STATED GOAL:
Take every line from the listing below that includes "React" and copy it.
** START **
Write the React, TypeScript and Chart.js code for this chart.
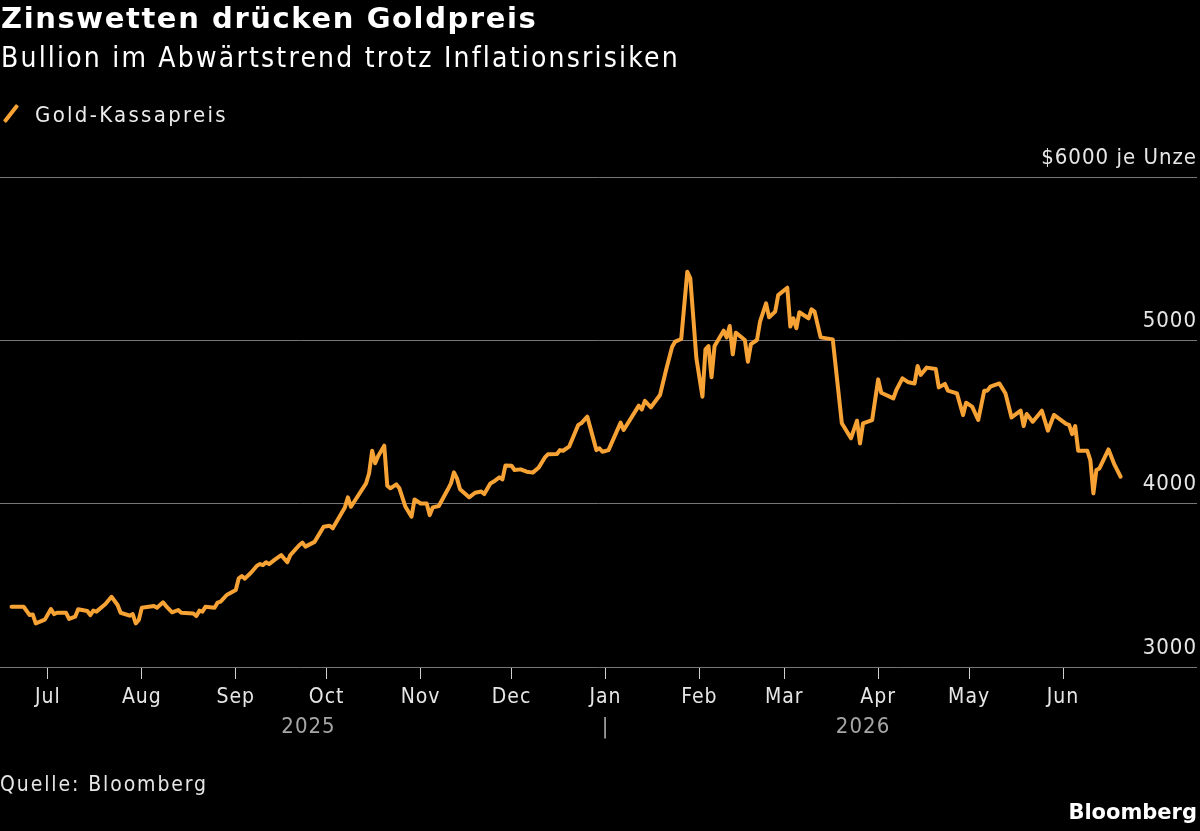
import React, { useEffect, useRef } from "react";
import { Chart, registerables } from "chart.js";

Chart.register(...registerables);

const FONT = '"DejaVu Sans Condensed", "DejaVu Sans", sans-serif';
const FONT_BOLD = '"DejaVu Sans", sans-serif';
const GOLD = "#F7A235";

// Gold spot price, USD per troy ounce
const dates = [
  "2025-06-19", "2025-06-23", "2025-06-25", "2025-06-26", "2025-06-27", "2025-06-30",
  "2025-07-02", "2025-07-03", "2025-07-04", "2025-07-07", "2025-07-08", "2025-07-10",
  "2025-07-11", "2025-07-14", "2025-07-15", "2025-07-16", "2025-07-17", "2025-07-20",
  "2025-07-22", "2025-07-24", "2025-07-25", "2025-07-28", "2025-07-29", "2025-07-30",
  "2025-07-31", "2025-08-01", "2025-08-05", "2025-08-06", "2025-08-08", "2025-08-09",
  "2025-08-11", "2025-08-13", "2025-08-14", "2025-08-18", "2025-08-19", "2025-08-20",
  "2025-08-21", "2025-08-22", "2025-08-25", "2025-08-26", "2025-08-27", "2025-08-29",
  "2025-09-01", "2025-09-02", "2025-09-03", "2025-09-04", "2025-09-06", "2025-09-08",
  "2025-09-09", "2025-09-10", "2025-09-11", "2025-09-12", "2025-09-14", "2025-09-16",
  "2025-09-18", "2025-09-19", "2025-09-22", "2025-09-23", "2025-09-24", "2025-09-27",
  "2025-09-30", "2025-10-02", "2025-10-03", "2025-10-07", "2025-10-08", "2025-10-09",
  "2025-10-14", "2025-10-15", "2025-10-16", "2025-10-17", "2025-10-18", "2025-10-20",
  "2025-10-21", "2025-10-22", "2025-10-24", "2025-10-25", "2025-10-27", "2025-10-29",
  "2025-10-30", "2025-11-01", "2025-11-03", "2025-11-04", "2025-11-05", "2025-11-07",
  "2025-11-10", "2025-11-11", "2025-11-12", "2025-11-13", "2025-11-14", "2025-11-17",
  "2025-11-19", "2025-11-21", "2025-11-22", "2025-11-24", "2025-11-25", "2025-11-27",
  "2025-11-28", "2025-11-29", "2025-12-01", "2025-12-02", "2025-12-04", "2025-12-06",
  "2025-12-08", "2025-12-10", "2025-12-12", "2025-12-13", "2025-12-16", "2025-12-17",
  "2025-12-18", "2025-12-20", "2025-12-23", "2025-12-24", "2025-12-26", "2025-12-29",
  "2025-12-30", "2025-12-31", "2026-01-02", "2026-01-06", "2026-01-07", "2026-01-12",
  "2026-01-13", "2026-01-14", "2026-01-16", "2026-01-19", "2026-01-21", "2026-01-23",
  "2026-01-24", "2026-01-26", "2026-01-28", "2026-01-29", "2026-01-31", "2026-02-02",
  "2026-02-03", "2026-02-04", "2026-02-05", "2026-02-06", "2026-02-09", "2026-02-10",
  "2026-02-11", "2026-02-12", "2026-02-13", "2026-02-16", "2026-02-17", "2026-02-18",
  "2026-02-20", "2026-02-21", "2026-02-23", "2026-02-24", "2026-02-26", "2026-02-27",
  "2026-03-02", "2026-03-03", "2026-03-04", "2026-03-05", "2026-03-06", "2026-03-09",
  "2026-03-10", "2026-03-11", "2026-03-13", "2026-03-17", "2026-03-20", "2026-03-23",
  "2026-03-25", "2026-03-26", "2026-03-27", "2026-03-30", "2026-04-01", "2026-04-02",
  "2026-04-06", "2026-04-07", "2026-04-09", "2026-04-11", "2026-04-13", "2026-04-14",
  "2026-04-15", "2026-04-17", "2026-04-20", "2026-04-21", "2026-04-23", "2026-04-24",
  "2026-04-27", "2026-04-29", "2026-04-30", "2026-05-02", "2026-05-04", "2026-05-06",
  "2026-05-07", "2026-05-08", "2026-05-11", "2026-05-13", "2026-05-15", "2026-05-18",
  "2026-05-19", "2026-05-20", "2026-05-22", "2026-05-25", "2026-05-27", "2026-05-29",
  "2026-06-02", "2026-06-03", "2026-06-04", "2026-06-05", "2026-06-06", "2026-06-09",
  "2026-06-10", "2026-06-11", "2026-06-12", "2026-06-13", "2026-06-16", "2026-06-18",
  "2026-06-20",
];

const goldPrices = [
  3369, 3369, 3318, 3322, 3267, 3290,
  3355, 3324, 3332, 3332, 3294, 3308,
  3353, 3343, 3318, 3345, 3339, 3386,
  3430, 3380, 3332, 3314, 3324, 3267,
  3288, 3363, 3373, 3363, 3396, 3373,
  3335, 3349, 3332, 3328, 3312, 3345,
  3339, 3369, 3363, 3394, 3400, 3441,
  3471, 3543, 3557, 3541, 3577, 3620,
  3630, 3624, 3641, 3630, 3659, 3685,
  3641, 3685, 3747, 3761, 3737, 3766,
  3859, 3865, 3849, 3977, 4039, 3981,
  4124, 4186, 4324, 4247, 4292, 4355,
  4110, 4094, 4118, 4094, 3981, 3920,
  4026, 4001, 4001, 3930, 3977, 3986,
  4088, 4124, 4192, 4155, 4088, 4039,
  4067, 4074, 4059, 4124, 4134, 4161,
  4149, 4234, 4232, 4206, 4210, 4196,
  4190, 4222, 4283, 4302, 4304, 4328,
  4324, 4349, 4482, 4492, 4533, 4328,
  4339, 4318, 4328, 4496, 4451, 4600,
  4577, 4629, 4590, 4665, 4818, 4961,
  4992, 5008, 5420, 5379, 4890, 4655,
  4945, 4965, 4774, 4965, 5059, 5018,
  5088, 4914, 5047, 5002, 4869, 4977,
  5002, 5114, 5226, 5141, 5176, 5277,
  5322, 5084, 5135, 5074, 5172, 5135,
  5190, 5176, 5018, 5006, 4492, 4400,
  4508, 4369, 4492, 4512, 4761, 4679,
  4645, 4696, 4767, 4743, 4736, 4843,
  4788, 4833, 4824, 4712, 4733, 4692,
  4675, 4543, 4618, 4594, 4512, 4692,
  4692, 4716, 4736, 4675, 4528, 4569,
  4475, 4549, 4502, 4569, 4447, 4543,
  4488, 4482, 4426, 4475, 4324, 4324,
  4267, 4063, 4206, 4216, 4332, 4237,
  4165,
];

const monthStarts = [
  "2025-07-01", "2025-08-01", "2025-09-01", "2025-10-01", "2025-11-01", "2025-12-01",
  "2026-01-01", "2026-02-01", "2026-03-01", "2026-04-01", "2026-05-01", "2026-06-01",
];
const monthLabels = ["Jul", "Aug", "Sep", "Oct", "Nov", "Dec", "Jan", "Feb", "Mar", "Apr", "May", "Jun"];
const yearBreak = "2026-01-01";
const yearLabels = ["2025", "|", "2026"];
const priceTicks = [3000, 4000, 5000, 6000];
const priceUnit = "je Unze";

// x values are days counted from 1 July 2025
const ORIGIN = Date.UTC(2025, 6, 1);
const toDay = (iso: string) => (Date.parse(iso) - ORIGIN) / 86400000;

const X_MIN = -15.8;
const X_MAX = 379.2;

// Slightly looser tracking for all canvas text (axis labels)
const trackingPlugin = {
  id: "tracking",
  beforeDraw(chart: any) {
    chart.ctx.letterSpacing = "1px";
  },
};

export default function App() {
  const canvasRef = useRef<HTMLCanvasElement | null>(null);

  useEffect(() => {
    document.documentElement.style.background = "#000";
    document.body.style.margin = "0";
    document.body.style.background = "#000";

    const canvas = canvasRef.current;
    if (!canvas) return;

    const points = dates.map((d, i) => ({ x: toDay(d), y: goldPrices[i] }));
    const firstDay = toDay(dates[0]);
    const lastDay = toDay(dates[dates.length - 1]);
    const breakDay = toDay(yearBreak);
    const yearTickValues = [(firstDay + breakDay) / 2, breakDay, (breakDay + lastDay) / 2];

    const chart = new Chart(canvas, {
      type: "line",
      data: {
        datasets: [
          {
            label: "Gold-Kassapreis",
            data: points,
            borderColor: GOLD,
            borderWidth: 4,
            pointRadius: 0,
            tension: 0,
            borderJoinStyle: "round",
            borderCapStyle: "round",
          },
        ],
      },
      plugins: [trackingPlugin],
      options: {
        animation: false,
        responsive: true,
        maintainAspectRatio: false,
        layout: { padding: { top: 177, bottom: 80, left: 0, right: 3 } },
        plugins: {
          legend: { display: false },
          tooltip: { enabled: false },
        },
        scales: {
          x: {
            type: "linear",
            position: "bottom",
            min: X_MIN,
            max: X_MAX,
            afterBuildTicks: (scale: any) => {
              scale.ticks = monthStarts.map((d) => ({ value: toDay(d) }));
            },
            afterFit: (scale: any) => {
              scale.height = 44;
            },
            ticks: {
              autoSkip: false,
              maxRotation: 0,
              padding: 6,
              color: "#e6e6e6",
              font: { family: FONT, size: 21 },
              callback: (_v: any, i: number) => monthLabels[i],
            },
            grid: {
              drawOnChartArea: false,
              drawTicks: true,
              tickLength: 12,
              tickColor: "#d0d0d0",
              tickWidth: 1,
            },
            border: { display: false },
          },
          year: {
            type: "linear",
            axis: "x",
            position: "bottom",
            min: X_MIN,
            max: X_MAX,
            afterBuildTicks: (scale: any) => {
              scale.ticks = yearTickValues.map((v) => ({ value: v }));
            },
            afterFit: (scale: any) => {
              scale.height = 40;
            },
            ticks: {
              autoSkip: false,
              maxRotation: 0,
              padding: -5,
              color: "#a6a6a6",
              font: { family: FONT, size: 22 },
              callback: (_v: any, i: number) => yearLabels[i],
            },
            grid: { display: false },
            border: { display: false },
          },
          y: {
            position: "right",
            min: 3000,
            max: 6000,
            afterBuildTicks: (scale: any) => {
              scale.ticks = priceTicks.map((v) => ({ value: v }));
            },
            afterFit: (scale: any) => {
              scale.width = 0;
            },
            ticks: {
              mirror: true,
              padding: 0,
              labelOffset: -19,
              color: "#e6e6e6",
              font: { family: FONT, size: 22 },
              callback: (v: any) =>
                v === priceTicks[priceTicks.length - 1] ? `$${v} ${priceUnit}` : String(v),
            },
            grid: { color: "#777777", lineWidth: 1, drawTicks: false },
            border: { display: false },
          },
        },
      },
    });

    return () => chart.destroy();
  }, []);

  const text: React.CSSProperties = {
    position: "absolute",
    margin: 0,
    lineHeight: 1,
    fontFamily: FONT,
    whiteSpace: "nowrap",
    color: "#fff",
  };

  return (
    <div
      style={{
        position: "relative",
        width: 1200,
        height: 831,
        background: "#000",
        overflow: "hidden",
      }}
    >
      <canvas ref={canvasRef} style={{ position: "absolute", left: 0, top: 0 }} />
      <div
        style={{
          ...text,
          fontFamily: FONT_BOLD,
          left: 1,
          top: 4,
          fontSize: 29,
          fontWeight: 700,
          letterSpacing: "1.6px",
        }}
      >
        Zinswetten drücken Goldpreis
      </div>
      <div style={{ ...text, left: 1, top: 44, fontSize: 28, letterSpacing: "2.2px" }}>
        Bullion im Abwärtstrend trotz Inflationsrisiken
      </div>
      <div
        style={{
          position: "absolute",
          left: 9,
          top: 103,
          width: 4,
          height: 21,
          background: GOLD,
          borderRadius: 1,
          transform: "rotate(38deg)",
        }}
      />
      <div style={{ ...text, left: 35, top: 104, fontSize: 22, letterSpacing: "2.3px", color: "#ececec" }}>
        Gold-Kassapreis
      </div>
      <div style={{ ...text, left: 0, top: 774, fontSize: 21, letterSpacing: "1.9px", color: "#e6e6e6" }}>
        Quelle: Bloomberg
      </div>
      <div
        style={{
          ...text,
          fontFamily: FONT_BOLD,
          right: 3,
          top: 802,
          fontSize: 21,
          fontWeight: 700,
        }}
      >
        Bloomberg
      </div>
    </div>
  );
}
** END **
THE SOLUTION:
Write the React, TypeScript and Chart.js code for this chart.
import React, { useEffect, useRef } from "react";
  const text: React.CSSProperties = {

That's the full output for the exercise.